Despite the apparent opportunities, several challenges deter widespread participation in India's private credit market.

  1. Mispriced Assets: Identifying the dollar value of cash flow mispricing requires a deep operational understanding of the business combined with a sophisticated multi-asset hedge fund approach. This dual expertise is rare, creating a significant entry barrier.

  2. Origination is Key: Effective origination is crucial for success. Having "feet on the street" is essential to accurately price optionality and uncover hidden value. The ability to originate deals and structure them correctly can be the difference between achieving a 20% return and a 40% return. This local presence and nuanced understanding of the market dynamics are pivotal in navigating the complexities of India's mid-market segment.

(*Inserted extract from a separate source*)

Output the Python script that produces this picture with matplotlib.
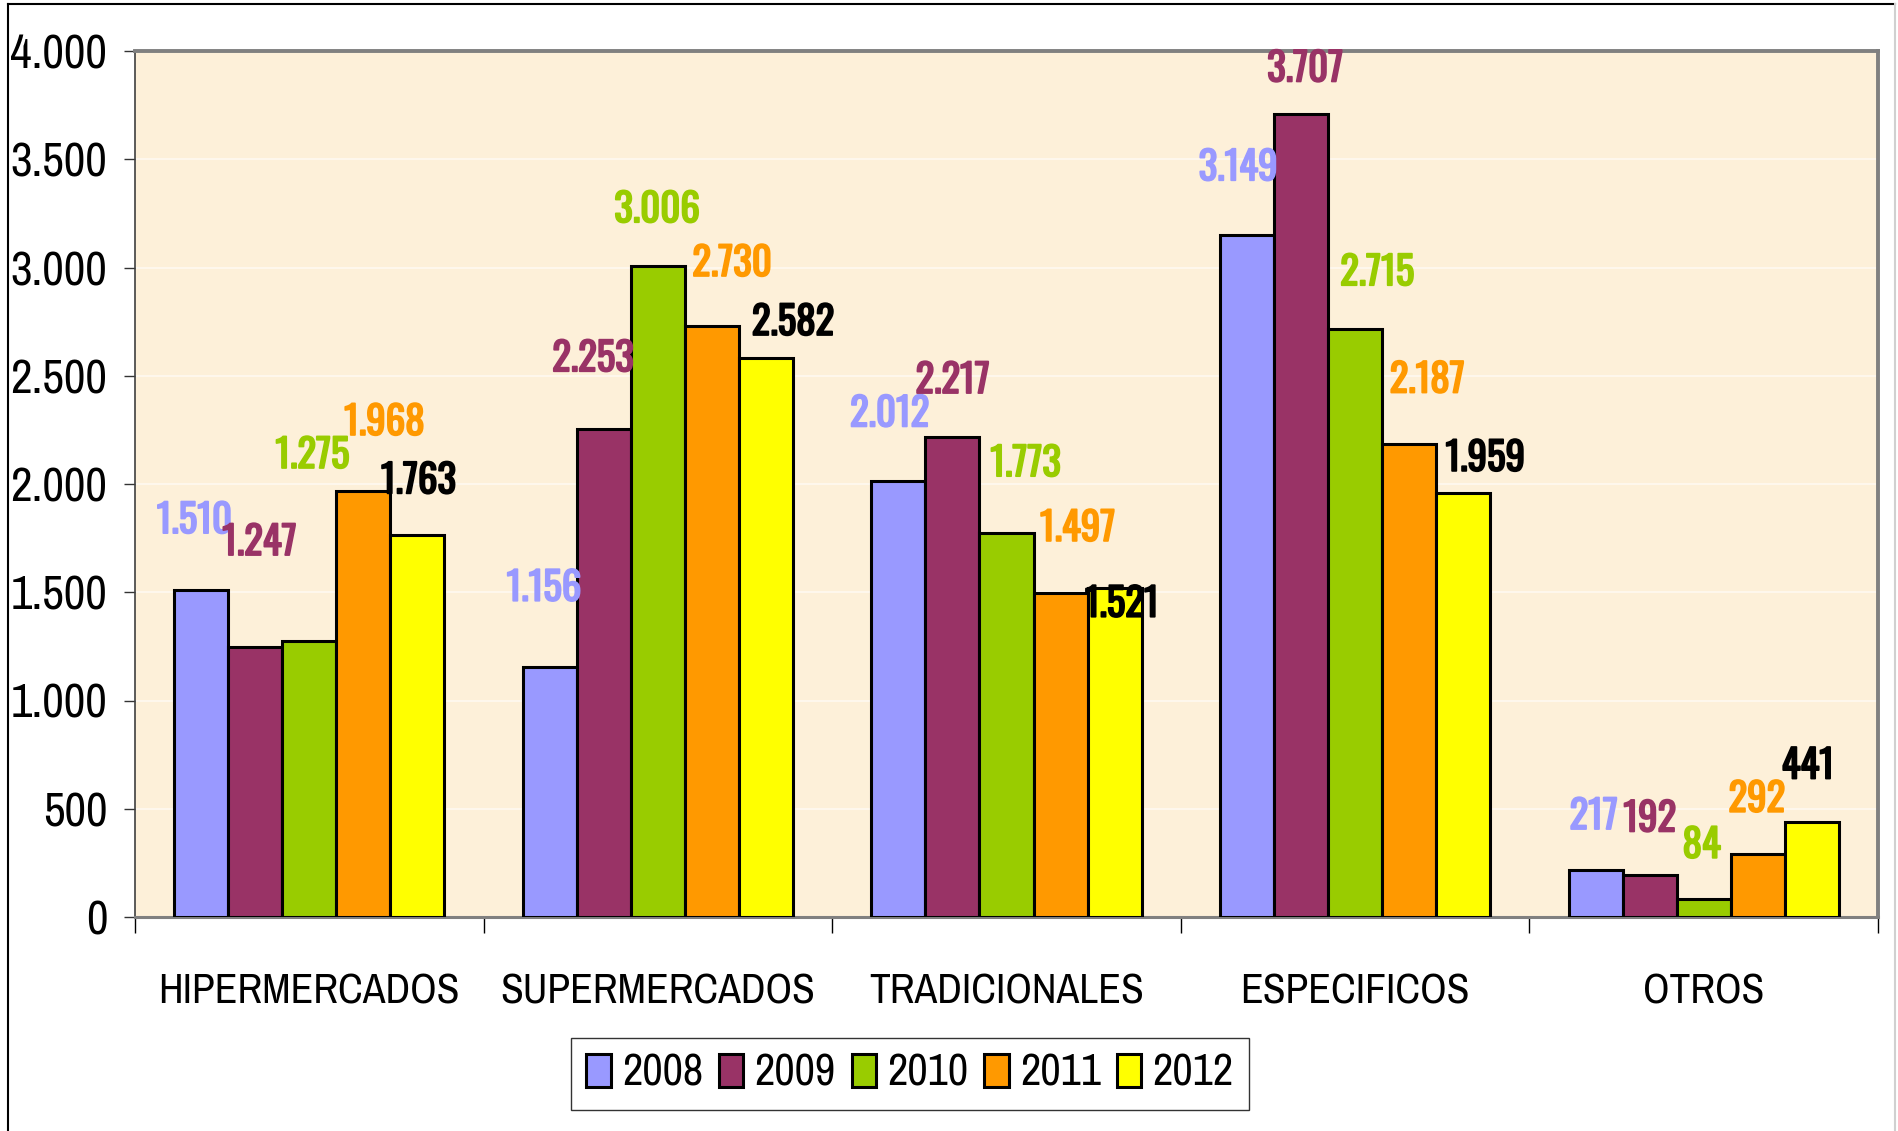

Conclusion: Navigating the Perfect Storm

The rise of private credit in India is akin to navigating a perfect storm, where the convergence of mispriced assets, untapped market segments, and the need for sophisticated structuring creates both immense opportunities and significant challenges. As global trends demonstrate the potential of private credit, India's unique market dynamics offer fertile ground for substantial returns. However, success will hinge on bridging the knowledge gap, effectively originating deals, and structuring investments to balance risk and reward.


For investors ready to embrace this storm, the promise of high returns is real, but so are the demands for expertise, local insight, and strategic agility. Whether this storm brings rains of prosperity or the thunder of unmet expectations will depend on the ability to navigate these challenges with precision and foresight.


Disclaimer: In the article "The Perfect Storm of Private Credit for India: Will it be Rains or Thunder Striking?" above - Any views, comments or communication (above or in the past) should not be construed to be investment advice by Alternative Growth (hereafter referred to as “AltG”) in any form whatsoever. AltG does not make an offer to sell or solicit to buy any securities.